- EXERCISE DIRECTIONS
Output the data word for word, dropping every image.

- DATA
┌────────

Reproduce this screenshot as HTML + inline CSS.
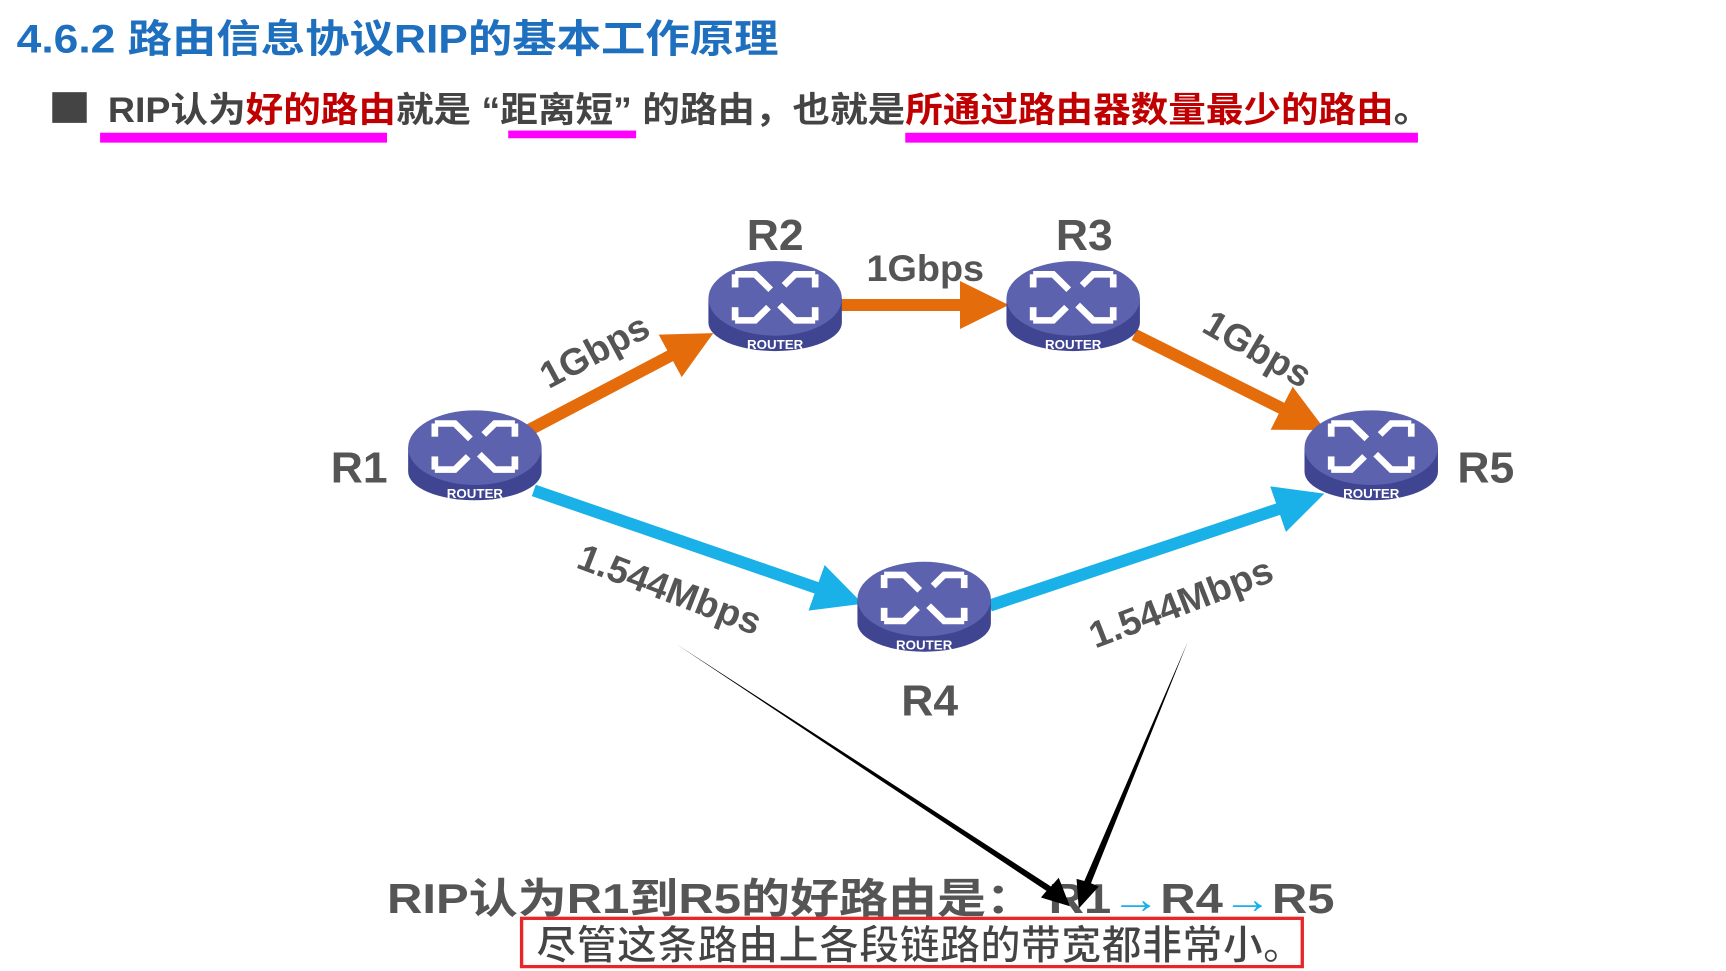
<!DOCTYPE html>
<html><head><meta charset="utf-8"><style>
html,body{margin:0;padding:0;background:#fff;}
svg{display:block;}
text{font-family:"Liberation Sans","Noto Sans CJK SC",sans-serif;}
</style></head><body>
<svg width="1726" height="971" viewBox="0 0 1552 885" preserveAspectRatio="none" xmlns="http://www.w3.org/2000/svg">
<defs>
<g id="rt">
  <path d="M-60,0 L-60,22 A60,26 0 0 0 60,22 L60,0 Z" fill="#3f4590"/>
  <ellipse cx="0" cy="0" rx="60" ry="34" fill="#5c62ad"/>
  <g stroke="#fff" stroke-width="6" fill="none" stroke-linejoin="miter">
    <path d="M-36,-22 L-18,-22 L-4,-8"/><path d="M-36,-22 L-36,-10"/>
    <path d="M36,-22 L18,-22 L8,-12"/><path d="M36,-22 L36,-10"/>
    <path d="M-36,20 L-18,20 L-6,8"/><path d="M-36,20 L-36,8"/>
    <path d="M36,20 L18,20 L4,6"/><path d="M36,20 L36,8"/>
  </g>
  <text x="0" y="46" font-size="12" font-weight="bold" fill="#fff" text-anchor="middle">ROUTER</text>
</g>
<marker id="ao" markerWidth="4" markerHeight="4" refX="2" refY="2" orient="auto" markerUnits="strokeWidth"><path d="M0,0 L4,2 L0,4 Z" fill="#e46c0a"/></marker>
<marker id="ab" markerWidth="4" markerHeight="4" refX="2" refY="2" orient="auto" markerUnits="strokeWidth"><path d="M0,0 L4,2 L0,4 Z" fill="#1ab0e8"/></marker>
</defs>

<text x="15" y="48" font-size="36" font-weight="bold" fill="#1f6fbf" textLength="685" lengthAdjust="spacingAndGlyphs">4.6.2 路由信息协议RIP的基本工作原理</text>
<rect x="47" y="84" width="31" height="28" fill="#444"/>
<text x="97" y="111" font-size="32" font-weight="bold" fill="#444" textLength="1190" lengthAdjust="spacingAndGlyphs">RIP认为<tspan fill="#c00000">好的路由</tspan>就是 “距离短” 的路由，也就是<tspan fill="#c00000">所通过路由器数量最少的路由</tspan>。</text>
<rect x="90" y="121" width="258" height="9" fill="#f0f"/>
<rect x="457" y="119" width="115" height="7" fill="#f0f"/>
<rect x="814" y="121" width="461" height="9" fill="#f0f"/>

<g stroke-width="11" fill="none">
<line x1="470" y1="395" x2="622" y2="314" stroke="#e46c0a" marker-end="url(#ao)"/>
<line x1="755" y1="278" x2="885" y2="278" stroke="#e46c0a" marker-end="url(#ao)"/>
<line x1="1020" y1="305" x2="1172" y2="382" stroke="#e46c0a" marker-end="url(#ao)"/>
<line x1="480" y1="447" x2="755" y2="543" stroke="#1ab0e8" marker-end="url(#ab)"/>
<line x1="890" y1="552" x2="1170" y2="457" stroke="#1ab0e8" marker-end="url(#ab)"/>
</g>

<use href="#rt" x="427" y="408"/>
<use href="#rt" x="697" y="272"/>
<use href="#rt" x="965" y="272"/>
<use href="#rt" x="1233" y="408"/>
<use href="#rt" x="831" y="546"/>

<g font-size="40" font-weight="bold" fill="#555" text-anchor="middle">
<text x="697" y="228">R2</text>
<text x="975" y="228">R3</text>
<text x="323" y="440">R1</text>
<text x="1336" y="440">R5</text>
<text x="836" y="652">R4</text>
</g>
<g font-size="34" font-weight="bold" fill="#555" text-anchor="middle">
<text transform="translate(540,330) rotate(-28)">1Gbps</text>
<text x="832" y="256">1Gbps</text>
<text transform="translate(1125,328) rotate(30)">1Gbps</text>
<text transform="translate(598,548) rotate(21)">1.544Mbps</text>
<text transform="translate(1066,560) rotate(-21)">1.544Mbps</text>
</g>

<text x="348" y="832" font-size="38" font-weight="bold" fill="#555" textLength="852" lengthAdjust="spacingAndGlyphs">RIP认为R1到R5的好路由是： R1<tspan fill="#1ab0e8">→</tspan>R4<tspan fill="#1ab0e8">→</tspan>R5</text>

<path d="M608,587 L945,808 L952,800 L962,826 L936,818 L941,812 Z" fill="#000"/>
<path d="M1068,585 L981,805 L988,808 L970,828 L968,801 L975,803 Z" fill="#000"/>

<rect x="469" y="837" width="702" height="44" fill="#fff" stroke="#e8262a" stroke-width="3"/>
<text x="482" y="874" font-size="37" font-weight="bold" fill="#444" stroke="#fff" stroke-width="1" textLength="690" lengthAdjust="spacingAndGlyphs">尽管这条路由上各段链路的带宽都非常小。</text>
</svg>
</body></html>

└────────

- RESPONSE TO THIS EXERCISE
Reproduce this screenshot as HTML + inline CSS.
<!DOCTYPE html>
<html><head><meta charset="utf-8"><style>
html,body{margin:0;padding:0;background:#fff;}
svg{display:block;}
text{font-family:"Liberation Sans","Noto Sans CJK SC",sans-serif;}
</style></head><body>
<svg width="1726" height="971" viewBox="0 0 1552 885" preserveAspectRatio="none" xmlns="http://www.w3.org/2000/svg">
<defs>
<g id="rt">
  <path d="M-60,0 L-60,22 A60,26 0 0 0 60,22 L60,0 Z" fill="#3f4590"/>
  <ellipse cx="0" cy="0" rx="60" ry="34" fill="#5c62ad"/>
  <g stroke="#fff" stroke-width="6" fill="none" stroke-linejoin="miter">
    <path d="M-36,-22 L-18,-22 L-4,-8"/><path d="M-36,-22 L-36,-10"/>
    <path d="M36,-22 L18,-22 L8,-12"/><path d="M36,-22 L36,-10"/>
    <path d="M-36,20 L-18,20 L-6,8"/><path d="M-36,20 L-36,8"/>
    <path d="M36,20 L18,20 L4,6"/><path d="M36,20 L36,8"/>
  </g>
  <text x="0" y="46" font-size="12" font-weight="bold" fill="#fff" text-anchor="middle">ROUTER</text>
</g>
<marker id="ao" markerWidth="4" markerHeight="4" refX="2" refY="2" orient="auto" markerUnits="strokeWidth"><path d="M0,0 L4,2 L0,4 Z" fill="#e46c0a"/></marker>
<marker id="ab" markerWidth="4" markerHeight="4" refX="2" refY="2" orient="auto" markerUnits="strokeWidth"><path d="M0,0 L4,2 L0,4 Z" fill="#1ab0e8"/></marker>
</defs>

<text x="15" y="48" font-size="36" font-weight="bold" fill="#1f6fbf" textLength="685" lengthAdjust="spacingAndGlyphs">4.6.2 路由信息协议RIP的基本工作原理</text>
<rect x="47" y="84" width="31" height="28" fill="#444"/>
<text x="97" y="111" font-size="32" font-weight="bold" fill="#444" textLength="1190" lengthAdjust="spacingAndGlyphs">RIP认为<tspan fill="#c00000">好的路由</tspan>就是 “距离短” 的路由，也就是<tspan fill="#c00000">所通过路由器数量最少的路由</tspan>。</text>
<rect x="90" y="121" width="258" height="9" fill="#f0f"/>
<rect x="457" y="119" width="115" height="7" fill="#f0f"/>
<rect x="814" y="121" width="461" height="9" fill="#f0f"/>

<g stroke-width="11" fill="none">
<line x1="470" y1="395" x2="622" y2="314" stroke="#e46c0a" marker-end="url(#ao)"/>
<line x1="755" y1="278" x2="885" y2="278" stroke="#e46c0a" marker-end="url(#ao)"/>
<line x1="1020" y1="305" x2="1172" y2="382" stroke="#e46c0a" marker-end="url(#ao)"/>
<line x1="480" y1="447" x2="755" y2="543" stroke="#1ab0e8" marker-end="url(#ab)"/>
<line x1="890" y1="552" x2="1170" y2="457" stroke="#1ab0e8" marker-end="url(#ab)"/>
</g>

<use href="#rt" x="427" y="408"/>
<use href="#rt" x="697" y="272"/>
<use href="#rt" x="965" y="272"/>
<use href="#rt" x="1233" y="408"/>
<use href="#rt" x="831" y="546"/>

<g font-size="40" font-weight="bold" fill="#555" text-anchor="middle">
<text x="697" y="228">R2</text>
<text x="975" y="228">R3</text>
<text x="323" y="440">R1</text>
<text x="1336" y="440">R5</text>
<text x="836" y="652">R4</text>
</g>
<g font-size="34" font-weight="bold" fill="#555" text-anchor="middle">
<text transform="translate(540,330) rotate(-28)">1Gbps</text>
<text x="832" y="256">1Gbps</text>
<text transform="translate(1125,328) rotate(30)">1Gbps</text>
<text transform="translate(598,548) rotate(21)">1.544Mbps</text>
<text transform="translate(1066,560) rotate(-21)">1.544Mbps</text>
</g>

<text x="348" y="832" font-size="38" font-weight="bold" fill="#555" textLength="852" lengthAdjust="spacingAndGlyphs">RIP认为R1到R5的好路由是： R1<tspan fill="#1ab0e8">→</tspan>R4<tspan fill="#1ab0e8">→</tspan>R5</text>

<path d="M608,587 L945,808 L952,800 L962,826 L936,818 L941,812 Z" fill="#000"/>
<path d="M1068,585 L981,805 L988,808 L970,828 L968,801 L975,803 Z" fill="#000"/>

<rect x="469" y="837" width="702" height="44" fill="#fff" stroke="#e8262a" stroke-width="3"/>
<text x="482" y="874" font-size="37" font-weight="bold" fill="#444" stroke="#fff" stroke-width="1" textLength="690" lengthAdjust="spacingAndGlyphs">尽管这条路由上各段链路的带宽都非常小。</text>
</svg>
</body></html>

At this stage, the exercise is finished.